Let things percolate. Sit with ideas, worries, thoughts for a minute or two. Give yourself some space to let what you need come through. Right after M mentioned me writing about this I started to madly note down some ideas. Cue feeling overwhelmed. So I shut it down, put on one of those weird, white, fabric masks that make you look like an axe murderer and sat in the bath. No book. No phone. Just sat. And the thoughts started to move about. The ideas started to line up into a plan. I was able to reflect on what actually helped me this week and this list was formed.
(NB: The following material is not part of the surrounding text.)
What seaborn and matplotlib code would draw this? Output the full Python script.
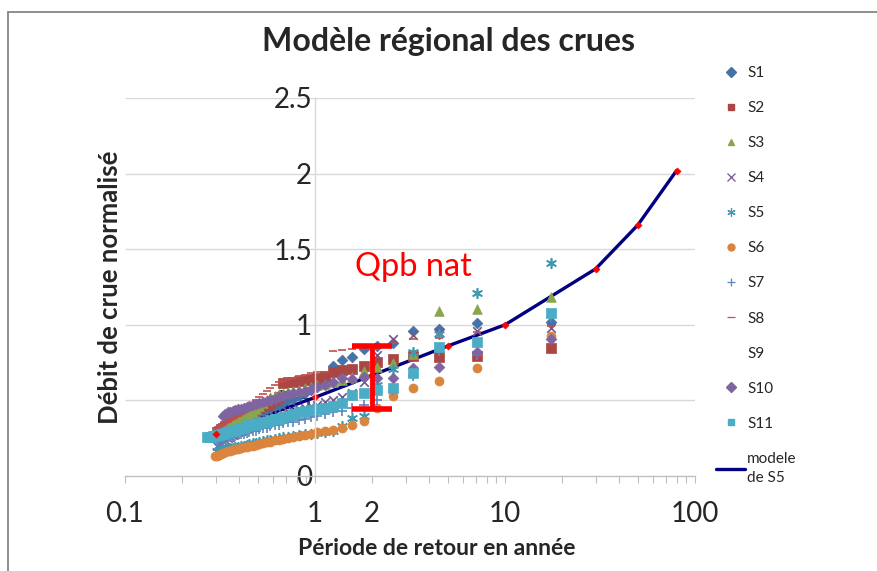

You know what’s what…and you know what you need to do. Needing a break isn’t weak. Taking some time to take care of yourself isn’t lazy and selfish. Do what you need to do to move forward. Every week I think that I’ve written my last post, that there’s no way I can keep this going. And every week something comes along that gives me a wee nudge. Sometimes it’s on the long ass car journey to work. Sometimes it’s during a walk in a field. Sometimes it’s during a bath or when I’m having a mindful moment. It’s always when there is some space for it…and I’m starting to trust that this will keep on happening. I’m learning to trust that this is how I work best.
So, after all this, after thinking I wasn’t going to be able to write anything this week. After thinking that I wouldn’t have anything good to say. After assuming that I was a bit crap. Here I am.
And for this week that’s enough.
For this week…it’s actually pretty fucking brilliant.